**Dataset section:**
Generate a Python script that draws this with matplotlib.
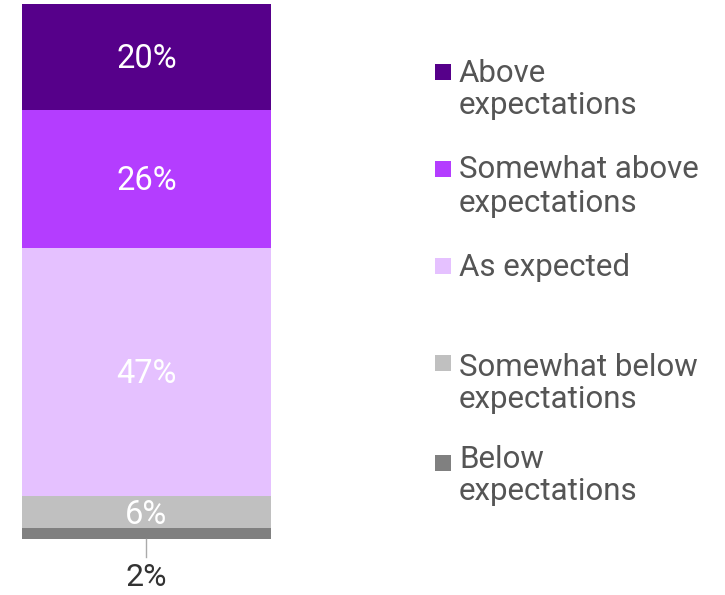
import matplotlib.pyplot as plt
from matplotlib.patches import Rectangle

# stacked from the bottom up
categories = ["Below\nexpectations", "Somewhat below\nexpectations", "As expected",
              "Somewhat above\nexpectations", "Above\nexpectations"]
shares = [2, 6, 47, 26, 20]
colors = ["#808080", "#c0c0c0", "#e5c1ff", "#b43dff", "#56008a"]

plt.rcParams["font.family"] = ["Roboto", "DejaVu Sans"]

W, H = 725, 595
fig = plt.figure(figsize=(W / 100, H / 100), dpi=100)


def fy(y):
    # pixel row from the top -> figure fraction
    return (H - y) / H


# bar axes sized to the column itself
x0, x1, ytop, ybot = 22, 271, 4, 538.7
ax = fig.add_axes([x0 / W, fy(ybot), (x1 - x0) / W, (ybot - ytop) / H])
ax.set_xlim(0, 1)
ax.set_ylim(0, sum(shares))
ax.axis("off")

bottom = 0
for cat, val, col in zip(categories, shares, colors):
    ax.bar(0.5, val, width=1, bottom=bottom, color=col, linewidth=0)
    mid = bottom + val / 2
    if val >= 5:
        ax.annotate(f"{val}%", xy=(0.5, mid), xytext=(0, -8.3),
                    textcoords="offset points", color="white", fontsize=23.5,
                    ha="center", va="baseline")
    else:
        # small slice gets its label below the bar with a leader line
        ax.plot([0.5, 0.5], [bottom - 0.1, bottom - 3.4], color="#aaaaaa",
                lw=1, clip_on=False)
        ax.annotate(f"{val}%", xy=(0.5, bottom), xytext=(0, -34),
                    textcoords="offset points", ha="center", va="baseline",
                    fontsize=23, color="#333333", annotation_clip=False)
    bottom += val

# legend drawn by hand, top to bottom
sq_top = [64, 161, 258, 355, 455]
baselines = [(81.5, 114.5), (178.5, 212), (276,), (376.5, 407.5), (468.5, 500.5)]
for cat, col, sy, bl in zip(categories[::-1], colors[::-1], sq_top, baselines):
    fig.patches.append(Rectangle((435 / W, fy(sy + 16)), 16 / W, 16 / H,
                                 transform=fig.transFigure, color=col, lw=0))
    for line, y in zip(cat.split("\n"), bl):
        fig.text(459 / W, fy(y), line, fontsize=22.5, color="#555555",
                 ha="left", va="baseline")

fig.savefig("out.png", dpi=100)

**Task brief:** In this exercise, set down all of the data exactly, without the pictures.

**Answer below:**
Generate a Python script that draws this with matplotlib.
import matplotlib.pyplot as plt
from matplotlib.patches import Rectangle

# stacked from the bottom up
categories = ["Below\nexpectations", "Somewhat below\nexpectations", "As expected",
              "Somewhat above\nexpectations", "Above\nexpectations"]
shares = [2, 6, 47, 26, 20]
colors = ["#808080", "#c0c0c0", "#e5c1ff", "#b43dff", "#56008a"]

plt.rcParams["font.family"] = ["Roboto", "DejaVu Sans"]

W, H = 725, 595
fig = plt.figure(figsize=(W / 100, H / 100), dpi=100)


def fy(y):
    # pixel row from the top -> figure fraction
    return (H - y) / H


# bar axes sized to the column itself
x0, x1, ytop, ybot = 22, 271, 4, 538.7
ax = fig.add_axes([x0 / W, fy(ybot), (x1 - x0) / W, (ybot - ytop) / H])
ax.set_xlim(0, 1)
ax.set_ylim(0, sum(shares))
ax.axis("off")

bottom = 0
for cat, val, col in zip(categories, shares, colors):
    ax.bar(0.5, val, width=1, bottom=bottom, color=col, linewidth=0)
    mid = bottom + val / 2
    if val >= 5:
        ax.annotate(f"{val}%", xy=(0.5, mid), xytext=(0, -8.3),
                    textcoords="offset points", color="white", fontsize=23.5,
                    ha="center", va="baseline")
    else:
        # small slice gets its label below the bar with a leader line
        ax.plot([0.5, 0.5], [bottom - 0.1, bottom - 3.4], color="#aaaaaa",
                lw=1, clip_on=False)
        ax.annotate(f"{val}%", xy=(0.5, bottom), xytext=(0, -34),
                    textcoords="offset points", ha="center", va="baseline",
                    fontsize=23, color="#333333", annotation_clip=False)
    bottom += val

# legend drawn by hand, top to bottom
sq_top = [64, 161, 258, 355, 455]
baselines = [(81.5, 114.5), (178.5, 212), (276,), (376.5, 407.5), (468.5, 500.5)]
for cat, col, sy, bl in zip(categories[::-1], colors[::-1], sq_top, baselines):
    fig.patches.append(Rectangle((435 / W, fy(sy + 16)), 16 / W, 16 / H,
                                 transform=fig.transFigure, color=col, lw=0))
    for line, y in zip(cat.split("\n"), bl):
        fig.text(459 / W, fy(y), line, fontsize=22.5, color="#555555",
                 ha="left", va="baseline")

fig.savefig("out.png", dpi=100)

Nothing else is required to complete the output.